Fordham Urban Law Journal

Publication Date

2003

Abstract

The rapid proliferation of "problem-solving courts," particularly of drug courts, occasions this Article. These progeny of the 1989 Dade County, Florida drug court' can be found throughout the country. According to one report, there are approximately 500 drug courts operating nationwide, with several hundred more coming on line. From these drug courts, a number of other courts have evolved, all under the problem-solving handle. In New York, for example, in addition to drug courts, there are community courts and domestic violence courts. In the State of Washington there is a mental health court. While disparate in their focus, their "problem solving" characterization appears to result from a shared, urgent common goal of judicially addressing problems deemed, usually by the court, as not adequately addressed through the quotidian mills of, at least, the overloaded urban criminal justice system.
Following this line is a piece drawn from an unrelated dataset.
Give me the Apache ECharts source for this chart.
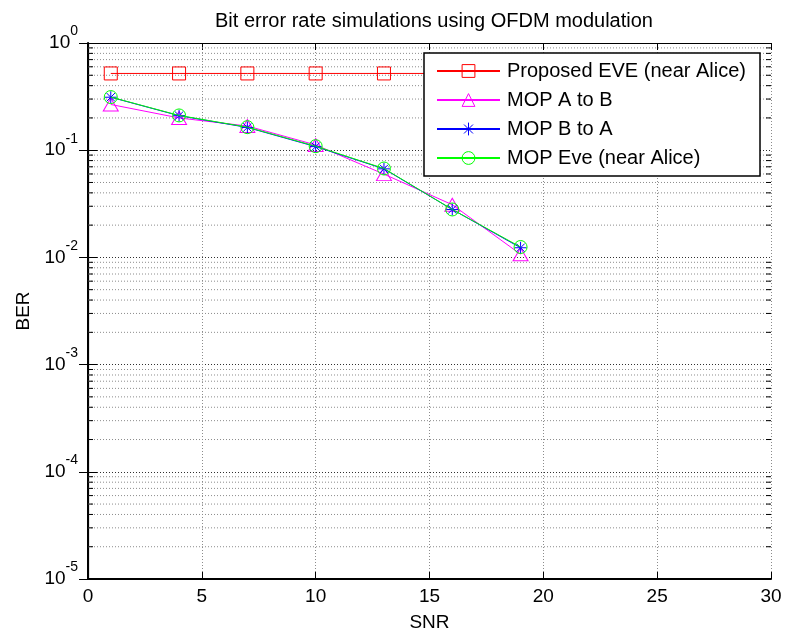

Chief Justice Kathleen A. Blatz of the Supreme Court of the State of Minnesota has forged a palpable description of this problem- solving stimulus:

I think the innovation that we're seeing now is the result of judges processing cases like a vegetable factory. Instead of cans of peas, you've got cases. You just move 'em, move 'em, move 'em. One of my colleagues on the bench said: "You know, I feel like I work for McJustice: we sure aren't good for you, but we are fast."

This emergence of problem-solving courts as an alternative to "McJustice" has begun to engender debate over the three foundational premises on which problem-solving courts rest: first, courts are appropriate institutions for solving the undertaken problems; second, the resources commanded for this problem-solving do not shortchange the resolution of more important but more complex problems; and third, the problem-solving protocols employed by these courts are effective.